What to do after someone dies
Registering the death, arranging the funeral or other ceremony and notifying banks and DWP are the most urgent steps to be taken, but how are the financial affairs of the deceased sorted out?
Is there a Will?
It is vital to find out if there is. The Will states who should manage the financial affairs of the deceased (“Executors”) and states who is entitled (“Beneficiaries”) to the deceased’s money and assets (the “Estate”). The Will may be in a drawer at home, at a bank or solicitor’s office or possibly kept by a relative or friend.
If there is no Will, or it can’t be found?
The deceased will have died “intestate”, in other words, without a Will. This is not necessarily disasterous. The estate will be managed by the closest relative and the closest relatives will inherit. It is particularly important to obtain professional advice in such case.
Probate – what does it mean?
In order to deal with the assets of the deceased it is often necessary to obtain financial authority of the court. The court will issue a document to the Executors called “Probate” if there is a Will. If there is no Will, the closest relative will obtain “Letters of Administration”. These documents allow the Executor or relative to cash in or sell the assets of the deceased.

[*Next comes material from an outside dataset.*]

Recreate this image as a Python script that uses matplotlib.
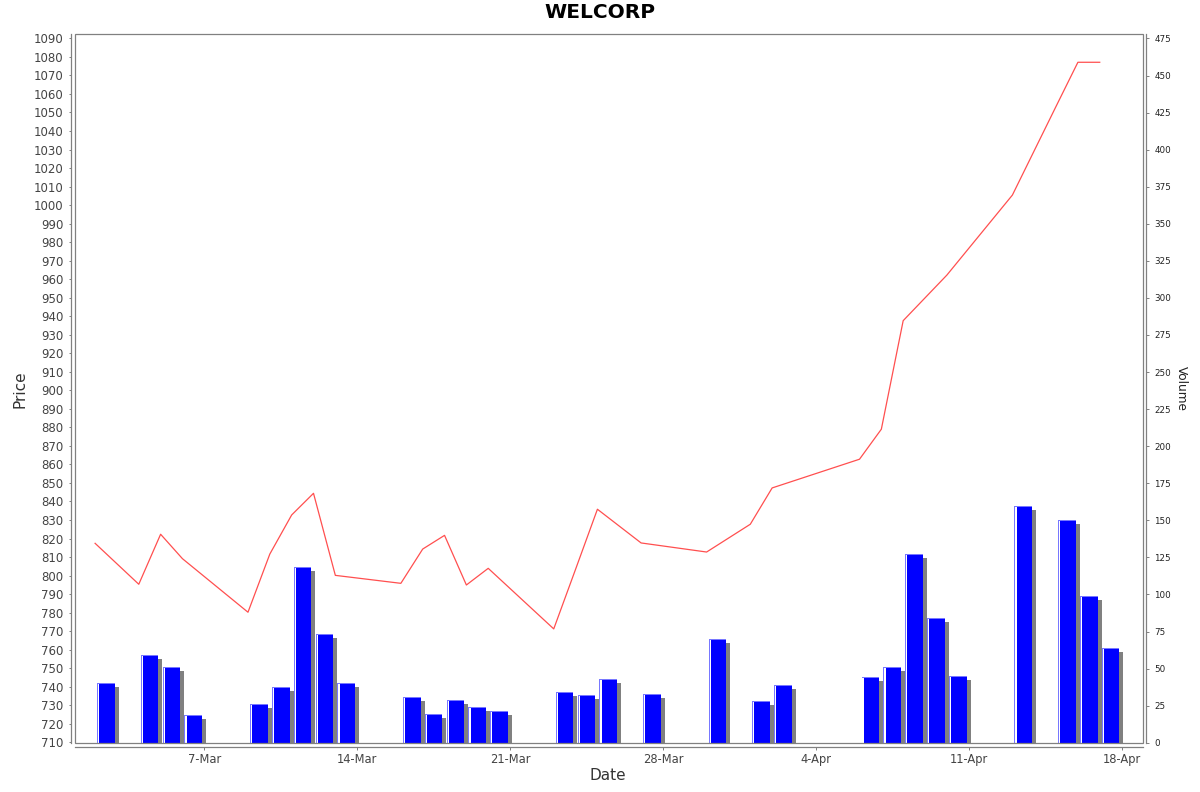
import matplotlib
matplotlib.use('Agg')
import matplotlib.pyplot as plt
import matplotlib.dates as mdates
from matplotlib.patches import Rectangle
import datetime as dt

# ---- data ----
dates = ['2022-03-02', '2022-03-04', '2022-03-05', '2022-03-06', '2022-03-09',
         '2022-03-10', '2022-03-11', '2022-03-12', '2022-03-13', '2022-03-16',
         '2022-03-17', '2022-03-18', '2022-03-19', '2022-03-20', '2022-03-23',
         '2022-03-24', '2022-03-25', '2022-03-27', '2022-03-30', '2022-04-01',
         '2022-04-02', '2022-04-06', '2022-04-07', '2022-04-08', '2022-04-09',
         '2022-04-10', '2022-04-13', '2022-04-15', '2022-04-16', '2022-04-17']
price = [817.4, 795.3, 822.3, 809.1, 780.2,
         811.6, 832.7, 844.4, 800.1, 795.8,
         814.3, 821.7, 794.9, 803.9, 771.2,
         803.4, 835.8, 817.6, 812.7, 827.7,
         847.3, 862.8, 879.0, 937.6, 949.9,
         962.2, 1005.4, 1053.3, 1077.1, 1077.1]
volume = [40.1, 59.1, 50.9, 18.9, 25.9,
          37.8, 118.3, 73.1, 40.1, 31.0,
          19.2, 29.0, 24.1, 21.2, 34.2,
          32.2, 43.0, 33.0, 69.9, 28.1,
          38.9, 44.1, 51.1, 127.1, 84.1,
          45.0, 159.4, 150.2, 99.1, 64.1]
tick_dates = ['2022-03-07', '2022-03-14', '2022-03-21', '2022-03-28',
              '2022-04-04', '2022-04-11', '2022-04-18']
tick_labels = ['7-Mar', '14-Mar', '21-Mar', '28-Mar', '4-Apr', '11-Apr', '18-Apr']
price_ticks = list(range(710, 1091, 10))
volume_ticks = list(range(0, 476, 25))
title = 'WELCORP'

# ---- helpers ----
def to_num(s):
    return mdates.date2num(dt.datetime.strptime(s, '%Y-%m-%d'))

xd = [to_num(s) for s in dates]
xt = [to_num(s) for s in tick_dates]
W, H = 1200, 792
fig = plt.figure(figsize=(W / 100, H / 100), dpi=100)
fig.patch.set_facecolor('white')
L, R, T, B = 75.3, 1142.7, 34.3, 743.0
ax2 = fig.add_axes([L / W, (H - B) / H, (R - L) / W, (B - T) / H])
ax = ax2.twinx()

grey = '#808080'
px_day = 1 / 21.84          # one pixel in days
vpx = 1 / 1.4827            # one pixel in volume units

# ---- volume bars (right axis) ----
bl = [x + 2 * px_day for x in xd]
bw = 17.7 * px_day
ax2.bar([x + 4 * px_day for x in bl], [v - 4 * vpx for v in volume], width=bw,
        align='edge', color=grey, linewidth=0, zorder=1)
ax2.bar(bl, volume, width=bw, align='edge', color='#7878ff', linewidth=0, zorder=2)
ax2.bar([x + 1 * px_day for x in bl], [v - 1 * vpx for v in volume], width=bw - 1 * px_day,
        align='edge', color='white', linewidth=0, zorder=3)
ax2.bar([x + 2.2 * px_day for x in bl], [v - 1 * vpx for v in volume], width=bw - 2.2 * px_day,
        align='edge', color='#0000ff', linewidth=0, zorder=4)

# ---- price line (left axis) ----
ax.plot(xd, price, color='#ff4f4f', linewidth=0.9, zorder=5)

# axis ranges
x0 = xt[0] - (204.3 - L) * px_day
x1 = xt[0] + (R - 204.3) * px_day
ax2.set_xlim(x0, x1)
ax.set_ylim(709.6, 1092.2)
ax2.set_ylim(-0.2, 477.8)

# price axis on the left, volume on the right
ax.yaxis.set_label_position('left')
ax.yaxis.tick_left()
ax2.yaxis.set_label_position('right')
ax2.yaxis.tick_right()
ax.set_zorder(ax2.get_zorder() + 1)
ax.patch.set_visible(False)

ax.set_yticks(price_ticks)
ax.set_yticklabels([str(p) for p in price_ticks])
ax2.set_yticks(volume_ticks)
ax2.set_yticklabels([str(v) for v in volume_ticks])
ax2.set_xticks(xt)
ax2.set_xticklabels(tick_labels)

for a in (ax, ax2):
    for s in a.spines.values():
        s.set_visible(False)

# axis lines offset from the plot frame
ax.spines['left'].set_visible(True)
ax.spines['left'].set_position(('outward', 3.3))
ax.spines['left'].set_color(grey)
ax.spines['left'].set_linewidth(0.9)
ax2.spines['right'].set_visible(True)
ax2.spines['right'].set_position(('outward', 2.2))
ax2.spines['right'].set_color(grey)
ax2.spines['right'].set_linewidth(0.9)
ax2.spines['bottom'].set_visible(True)
ax2.spines['bottom'].set_position(('outward', 3.1))
ax2.spines['bottom'].set_color(grey)
ax2.spines['bottom'].set_linewidth(0.9)

ax2.add_patch(Rectangle((0, 0), 1, 1, transform=ax2.transAxes, fill=False,
                        edgecolor=grey, linewidth=0.9, clip_on=False, zorder=10))

ax.tick_params(axis='y', direction='out', length=1.8, width=0.7, color=grey,
               labelsize=8.5, labelcolor='#444444', pad=3.5)
ax2.tick_params(axis='y', direction='out', length=1.8, width=0.7, color=grey,
                labelsize=6.3, labelcolor='#222222', pad=4.5)
ax2.tick_params(axis='x', direction='out', length=1.8, width=0.7, color=grey,
                labelsize=8.3, labelcolor='#444444', pad=2)

fig.text(0.5, 1 - 13 / H, title, ha='center', va='center', fontsize=14.5,
         fontweight='bold', color='black')
fig.text(20 / W, 1 - 389 / H, 'Price', rotation=90, ha='center', va='center',
         fontsize=11, color='#333333')
fig.text(608 / W, 1 - 776 / H, 'Date', ha='center', va='center',
         fontsize=11, color='#333333')
fig.text(1181 / W, 1 - 388 / H, 'Volume', rotation=-90, ha='center', va='center',
         fontsize=8.7, color='#222222')

fig.savefig('out.png', dpi=100, facecolor='white')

Can I manage without Probate?
If the estate is small and none of the financial institutions involved wishes to see Probate or Letters of Administration, then it is possible to sort out the financial affairs without applying to the court. The financial institutions involved will have their own procedures which should be followed.
What about tax?
Usually there are only two taxes which may be relevant, discussed below.
There may be a final income Tax return to complete for the deceased for the period from the preceding 6 April to the date of death. Sometimes this may lead to a repayment being made to the estate, sometimes tax will be due.
This is a tax which is payable on the value of the estate at the date of death. For deaths on or after 6th April 2009 the tax is 40% of the value of the estate above the Nil Rate Sum which currently is £325,000. (However it is also possible to use up any unused Nil Rate Sum from a deceased spouse’s estate so the actual tax free sum available is often very much higher). For large estates a detailed account of the estate must be submitted to the tax office and any tax due must be paid before the court issues Probate. It is advisable to obtain professional advice when handling such estates.
Other points to note
Keep a careful account of any monies handled if dealing with an estate.
Be sure to settle any debts before paying monies to the beneficiaries.
Keep members of the family informed of progress to avoid arguments.
When dealing with an Intestacy, prepare an accurate family tree so that no beneficiary is missed out.
Take professional advice if there are problems – professional fees incurred in dealing with the estate are payable out of the estate before it is distributed.